The water is muddied further when authentication and appraisal become conflated. Just a few weeks ago, ARTnews reported on a $1 million lawsuit involving Pace Gallery after its founder Arne Glimcher deemed a Louise Nevelson work inauthentic—after appraising the work decades earlier as part of a group of sculptures. Commenting on the case, with which he is not involved, art lawyer Judd Grossman told ARTnews, “Our courts have made clear that an appraisal is an opinion of value, not of authenticity.”
There have been numerous cases involving liability incurred after a work was deemed inauthentic, further complicating matters for authenticators. That’s why both the Andy Warhol estate and the Jean-Michel Basquiat estate famously disbanded their authentication boards in 2012.
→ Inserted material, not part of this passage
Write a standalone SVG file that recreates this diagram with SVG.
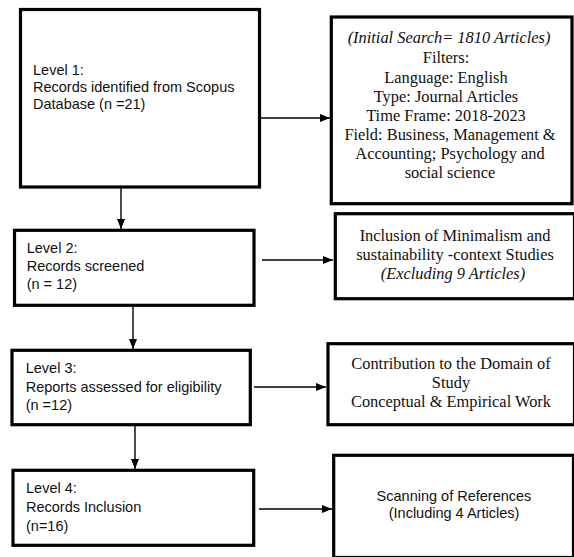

In 2022, it became abundantly clear why experts put in caveats or conditions when art history professor Jordana Moore Saggese disputed that her report on Basquiat works in an Orlando Museum of Art show established the works as authentic. According to Saggese, her report established that 7 of 27 evaluated works “may be” Basquiats, with the “caveat” that she only saw the works in photographs and was relying on evidence provided by other experts hired by the works’ owner. The FBI ended up seizing the works, which it determined were fake.
But if authentication reports and appraisals come with so many conditions and caveats, it begs the question of how much stock dealers or collectors should put in them. Ultimately, it seems, one has to value each appraisal or authentication individually.
“The due diligence that an authenticator who adheres to the highest ethical standards applies to their practice is carried forth by our professional responsibility to demonstrate that every reasonable effort was made to authenticate the property in question,” McKee, the Canada-based appraiser, told ARTnews. “Sufficient and substantive evidence is imperative to a sound value conclusion.”